Die Landesregierung rechnet mit hohen Ausgaben für die Wiedereinführung der neunjährigen Gymnasialzeit (G9). "Bayern liegt bei 350 Millionen bis 500 Millionen Euro", sagte am Dienstag NRW-Schulministerin Yvonne Gebauer (FDP). Anhand dieser Zahl lasse sich in etwa hochrechnen, wie teuer die Umstellung in NRW werden könnte.

Im Landesfinanzministerium rechnet man mit Kosten von bis zu einer Milliarde Euro bis 2020, je nachdem, wie viele Gymnasien bei G8 bleiben.

Durch G9 entstehen zusätzliche Kosten, unter anderem weil die Schulen künftig mehr Räumlichkeiten brauchen. In einigen größeren Städten müssen voraussichtlich sogar neue Gymnasien gebaut werden. Überdies werden 2200 neue Lehrerstellen in NRW gebraucht, die 110 Millionen Euro jährlich kosten würden.

Das Landeskabinett stimmte dem Gesetzentwurf für die Rückkehr zu G9 zu. Noch vor der Sommerpause soll ihn der Landtag verabschieden. Zeitgleich soll auch das Gesetz in Kraft treten, das den Ausgleich der Kosten regelt zwischen Land und Kommunen.

"Die Landesregierung hat damit eines ihrer größten und wichtigsten Gesetzesvorhaben auf den Weg gebracht", sagte Gebauer. Es markiere das Ende einer jahrelangen emotional geführten Debatte. Die Ministerin stellte aber klar, dass das Land nur solche Kosten übernehmen werde, die den Kommunen aufgrund der Rückkehr zu G9 entstehen. Herauszurechnen sei etwa der Bedarf an zusätzlichen Räumlichkeiten infolge steigender Geburtenzahlen. Darüber werde mit den Verbänden noch zu sprechen sein.

Dem Gesetzentwurf zufolge sollen grundsätzlich alle öffentlichen Gymnasien in NRW zum Schuljahr 2019/20 wieder zu G9 zurückkehren. Davon betroffen sind also erst Schüler, die heute im dritten oder vierten Schuljahr sind. Die öffentlichen Gymnasien wie auch die Privatschulen können entscheiden, beim Turbo-Abi zu bleiben. Dafür ist ein Zwei-Drittel-Beschluss der jeweiligen Schulkonferenzen notwendig. Die Kommunen haben in ihrer Eigenschaft als Schulträger ein Vetorecht.
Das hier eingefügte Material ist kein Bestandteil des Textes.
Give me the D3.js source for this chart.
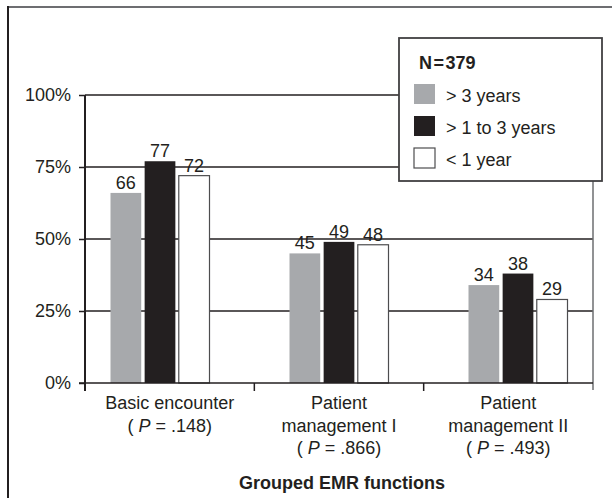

Die Schulministerin erwartet, dass über 90 Prozent der Schulen die neunjährige Gymnasialzeit am Ende wiedereinführen.

"Klare Entscheidung für alle"

Die Pflicht-Wochenstundenzahl soll bei 180 Stunden in Klasse fünf bis zehn liegen plus weiteren acht, die für die Gymnasien freiwillig sind. In diesen sechs Schuljahren fallen also jeweils 30 Wochenstunden an, sechs Schulstunden täglich. Die Gymnasien können damit wieder zum Halbtagsbetrieb zurückkehren. Die zweite Fremdsprache, meist Französisch oder Latein, soll künftig wieder im siebten Schuljahr einsetzen statt im sechsten wie bisher. Nähere Informationen zu diesen Themen kündigte Gebauer noch für diese Woche an.
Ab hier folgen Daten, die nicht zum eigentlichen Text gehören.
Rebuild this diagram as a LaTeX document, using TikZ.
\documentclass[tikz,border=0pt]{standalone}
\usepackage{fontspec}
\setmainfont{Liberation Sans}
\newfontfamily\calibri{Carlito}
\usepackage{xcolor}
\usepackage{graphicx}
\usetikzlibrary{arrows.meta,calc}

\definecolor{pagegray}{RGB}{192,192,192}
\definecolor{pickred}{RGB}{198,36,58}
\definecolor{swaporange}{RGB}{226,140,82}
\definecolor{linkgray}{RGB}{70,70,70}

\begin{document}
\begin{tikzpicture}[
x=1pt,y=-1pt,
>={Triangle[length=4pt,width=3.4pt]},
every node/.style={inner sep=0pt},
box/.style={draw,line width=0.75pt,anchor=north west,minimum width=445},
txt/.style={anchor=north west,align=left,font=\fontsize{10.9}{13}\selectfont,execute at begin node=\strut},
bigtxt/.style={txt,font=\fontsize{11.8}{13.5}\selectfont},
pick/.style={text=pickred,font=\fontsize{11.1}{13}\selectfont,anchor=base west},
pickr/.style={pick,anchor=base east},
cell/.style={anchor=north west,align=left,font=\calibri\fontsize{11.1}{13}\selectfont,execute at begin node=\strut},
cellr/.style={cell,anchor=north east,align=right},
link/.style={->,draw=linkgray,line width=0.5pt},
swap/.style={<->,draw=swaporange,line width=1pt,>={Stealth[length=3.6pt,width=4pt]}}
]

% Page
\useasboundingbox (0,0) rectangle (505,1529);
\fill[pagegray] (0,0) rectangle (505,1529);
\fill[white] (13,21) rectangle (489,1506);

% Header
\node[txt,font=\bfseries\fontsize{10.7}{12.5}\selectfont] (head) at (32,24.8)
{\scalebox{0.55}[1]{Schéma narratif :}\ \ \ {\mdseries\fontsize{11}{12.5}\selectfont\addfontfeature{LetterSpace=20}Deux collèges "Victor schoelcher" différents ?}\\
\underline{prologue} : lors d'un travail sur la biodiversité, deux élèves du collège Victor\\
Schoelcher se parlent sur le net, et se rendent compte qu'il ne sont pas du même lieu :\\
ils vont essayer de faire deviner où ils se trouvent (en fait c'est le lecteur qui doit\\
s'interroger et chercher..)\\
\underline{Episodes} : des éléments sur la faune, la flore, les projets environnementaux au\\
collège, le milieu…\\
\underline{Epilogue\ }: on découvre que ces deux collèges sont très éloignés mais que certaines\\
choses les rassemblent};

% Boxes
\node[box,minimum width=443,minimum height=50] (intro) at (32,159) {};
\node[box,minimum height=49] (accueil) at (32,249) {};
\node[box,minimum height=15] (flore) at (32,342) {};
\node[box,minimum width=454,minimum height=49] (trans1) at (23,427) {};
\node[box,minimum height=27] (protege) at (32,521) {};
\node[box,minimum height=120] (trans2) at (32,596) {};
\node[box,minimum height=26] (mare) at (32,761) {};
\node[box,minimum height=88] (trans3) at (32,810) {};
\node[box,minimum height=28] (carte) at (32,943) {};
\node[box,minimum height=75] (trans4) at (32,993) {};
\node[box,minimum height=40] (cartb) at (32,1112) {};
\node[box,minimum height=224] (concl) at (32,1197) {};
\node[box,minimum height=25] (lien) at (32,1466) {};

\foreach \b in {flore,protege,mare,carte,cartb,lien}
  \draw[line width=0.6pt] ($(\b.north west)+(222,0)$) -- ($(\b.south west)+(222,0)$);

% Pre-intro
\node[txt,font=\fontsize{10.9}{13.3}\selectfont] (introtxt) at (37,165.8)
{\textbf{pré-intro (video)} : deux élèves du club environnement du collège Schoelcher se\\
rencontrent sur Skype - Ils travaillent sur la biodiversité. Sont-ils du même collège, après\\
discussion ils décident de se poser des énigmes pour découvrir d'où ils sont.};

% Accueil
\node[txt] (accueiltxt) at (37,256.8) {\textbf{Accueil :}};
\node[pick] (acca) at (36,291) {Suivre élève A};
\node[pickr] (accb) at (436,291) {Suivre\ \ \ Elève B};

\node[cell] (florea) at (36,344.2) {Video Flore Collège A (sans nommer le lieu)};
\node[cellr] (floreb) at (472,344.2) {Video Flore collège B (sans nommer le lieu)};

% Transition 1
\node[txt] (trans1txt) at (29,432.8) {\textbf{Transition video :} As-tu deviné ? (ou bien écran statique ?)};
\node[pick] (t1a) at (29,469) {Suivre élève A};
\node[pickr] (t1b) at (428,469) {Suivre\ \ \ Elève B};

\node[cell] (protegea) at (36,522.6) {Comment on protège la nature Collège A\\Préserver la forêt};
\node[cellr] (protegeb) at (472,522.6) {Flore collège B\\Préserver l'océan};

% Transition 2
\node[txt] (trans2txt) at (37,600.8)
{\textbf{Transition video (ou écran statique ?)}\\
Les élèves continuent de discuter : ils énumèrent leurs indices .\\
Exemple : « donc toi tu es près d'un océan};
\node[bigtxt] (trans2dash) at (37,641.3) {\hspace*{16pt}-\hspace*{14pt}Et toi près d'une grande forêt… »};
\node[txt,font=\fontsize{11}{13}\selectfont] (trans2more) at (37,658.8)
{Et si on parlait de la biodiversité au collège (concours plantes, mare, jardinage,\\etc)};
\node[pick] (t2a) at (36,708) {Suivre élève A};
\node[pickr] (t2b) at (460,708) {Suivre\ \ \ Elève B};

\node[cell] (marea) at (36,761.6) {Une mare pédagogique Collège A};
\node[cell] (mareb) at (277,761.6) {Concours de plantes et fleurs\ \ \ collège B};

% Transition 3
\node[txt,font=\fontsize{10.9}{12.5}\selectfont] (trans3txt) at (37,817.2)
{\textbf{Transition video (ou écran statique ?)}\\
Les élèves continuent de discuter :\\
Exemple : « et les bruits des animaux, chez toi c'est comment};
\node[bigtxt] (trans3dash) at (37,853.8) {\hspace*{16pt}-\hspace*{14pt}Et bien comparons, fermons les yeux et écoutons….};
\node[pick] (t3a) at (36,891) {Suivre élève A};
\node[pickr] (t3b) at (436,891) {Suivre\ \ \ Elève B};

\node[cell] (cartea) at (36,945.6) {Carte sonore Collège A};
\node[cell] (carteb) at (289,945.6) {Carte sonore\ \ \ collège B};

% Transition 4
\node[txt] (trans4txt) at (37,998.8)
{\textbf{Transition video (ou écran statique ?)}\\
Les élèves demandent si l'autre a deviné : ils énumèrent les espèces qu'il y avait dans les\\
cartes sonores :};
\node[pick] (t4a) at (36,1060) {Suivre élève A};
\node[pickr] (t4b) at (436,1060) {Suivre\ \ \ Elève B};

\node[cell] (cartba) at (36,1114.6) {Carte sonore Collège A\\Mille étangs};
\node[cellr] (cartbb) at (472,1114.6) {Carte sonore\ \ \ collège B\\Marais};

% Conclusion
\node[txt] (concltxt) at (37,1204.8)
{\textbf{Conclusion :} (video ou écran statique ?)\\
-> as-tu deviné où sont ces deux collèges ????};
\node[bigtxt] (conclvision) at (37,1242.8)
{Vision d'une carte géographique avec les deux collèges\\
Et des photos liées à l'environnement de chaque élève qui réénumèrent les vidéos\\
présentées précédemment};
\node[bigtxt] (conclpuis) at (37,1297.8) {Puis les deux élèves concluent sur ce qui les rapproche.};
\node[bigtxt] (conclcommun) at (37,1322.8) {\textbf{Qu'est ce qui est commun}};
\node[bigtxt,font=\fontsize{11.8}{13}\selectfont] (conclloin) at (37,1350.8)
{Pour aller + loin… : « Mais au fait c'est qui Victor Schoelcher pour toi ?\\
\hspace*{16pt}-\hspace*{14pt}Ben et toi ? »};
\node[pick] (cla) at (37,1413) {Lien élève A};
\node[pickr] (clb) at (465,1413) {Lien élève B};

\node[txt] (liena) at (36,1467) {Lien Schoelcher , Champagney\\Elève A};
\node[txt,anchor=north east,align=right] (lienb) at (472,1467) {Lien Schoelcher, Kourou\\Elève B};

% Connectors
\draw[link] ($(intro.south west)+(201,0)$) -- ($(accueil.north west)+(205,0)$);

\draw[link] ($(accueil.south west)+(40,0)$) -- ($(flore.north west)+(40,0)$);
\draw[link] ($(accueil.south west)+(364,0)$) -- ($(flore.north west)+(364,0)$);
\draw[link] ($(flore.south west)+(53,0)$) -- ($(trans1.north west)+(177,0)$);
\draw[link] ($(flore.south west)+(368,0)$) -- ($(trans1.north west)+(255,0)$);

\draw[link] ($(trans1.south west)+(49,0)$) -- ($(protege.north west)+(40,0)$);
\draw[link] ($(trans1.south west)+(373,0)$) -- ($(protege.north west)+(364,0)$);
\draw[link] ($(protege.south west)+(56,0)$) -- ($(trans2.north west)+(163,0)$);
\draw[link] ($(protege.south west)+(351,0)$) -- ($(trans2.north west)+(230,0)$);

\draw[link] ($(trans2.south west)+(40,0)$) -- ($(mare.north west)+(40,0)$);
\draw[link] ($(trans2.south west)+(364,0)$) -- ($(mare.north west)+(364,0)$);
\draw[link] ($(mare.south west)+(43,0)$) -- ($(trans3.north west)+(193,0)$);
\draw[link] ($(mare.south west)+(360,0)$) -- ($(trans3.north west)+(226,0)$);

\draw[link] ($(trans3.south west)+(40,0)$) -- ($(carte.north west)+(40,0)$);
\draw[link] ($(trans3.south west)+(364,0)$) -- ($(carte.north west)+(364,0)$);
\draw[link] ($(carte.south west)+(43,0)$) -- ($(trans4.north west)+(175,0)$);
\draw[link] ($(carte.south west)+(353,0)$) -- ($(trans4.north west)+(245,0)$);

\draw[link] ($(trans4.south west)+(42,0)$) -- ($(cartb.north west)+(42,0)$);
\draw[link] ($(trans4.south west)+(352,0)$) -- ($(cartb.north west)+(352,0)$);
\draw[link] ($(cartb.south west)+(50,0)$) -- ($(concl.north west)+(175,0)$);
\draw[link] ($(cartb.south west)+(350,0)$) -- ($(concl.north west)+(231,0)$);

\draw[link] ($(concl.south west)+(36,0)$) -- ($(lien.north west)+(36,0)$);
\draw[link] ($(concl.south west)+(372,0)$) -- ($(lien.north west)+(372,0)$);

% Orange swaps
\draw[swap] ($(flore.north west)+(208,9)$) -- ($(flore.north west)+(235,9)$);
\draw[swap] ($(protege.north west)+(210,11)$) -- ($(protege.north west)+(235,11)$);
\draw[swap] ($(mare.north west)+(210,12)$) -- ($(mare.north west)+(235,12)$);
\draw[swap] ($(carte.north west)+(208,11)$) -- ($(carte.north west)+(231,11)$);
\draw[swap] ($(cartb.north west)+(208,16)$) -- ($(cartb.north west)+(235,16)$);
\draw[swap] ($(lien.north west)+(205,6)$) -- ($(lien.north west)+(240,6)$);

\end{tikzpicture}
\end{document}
Aus Sicht der Grünen-Opposition bleibt die Ministerin im Gesetzentwurf wichtige Antworten schuldig. Etwa was die Umstellung kostet, wer sie bezahlt und woher die zusätzlichen Räume kommen sollen, wie die schulpolitische Sprecherin Sigrid Beer kritisierte. Auch müsse bedacht werden, was die Rückkehr zu G9 für die kommenden Ausbildungsjahrgänge bedeute, wenn ein Abiturjahrgang nahezu komplett ausfalle.

Völlig unklar bleibe, wie die versprochene Wahlfreiheit zwischen G8 und G9 zu gewährleisten sei, wenn sich fast alle Gymnasien für den längeren Bildungsweg aussprächen. Jochen Ott, schulpolitischer Sprecher der SPD-Fraktion, äußerte sich ähnlich: "Ich hätte mir eine klare Entscheidung G9 für alle gewünscht." Aus Sicht der SPD bliebe dann Zeit, eine Reform der Oberstufe zu entwickeln.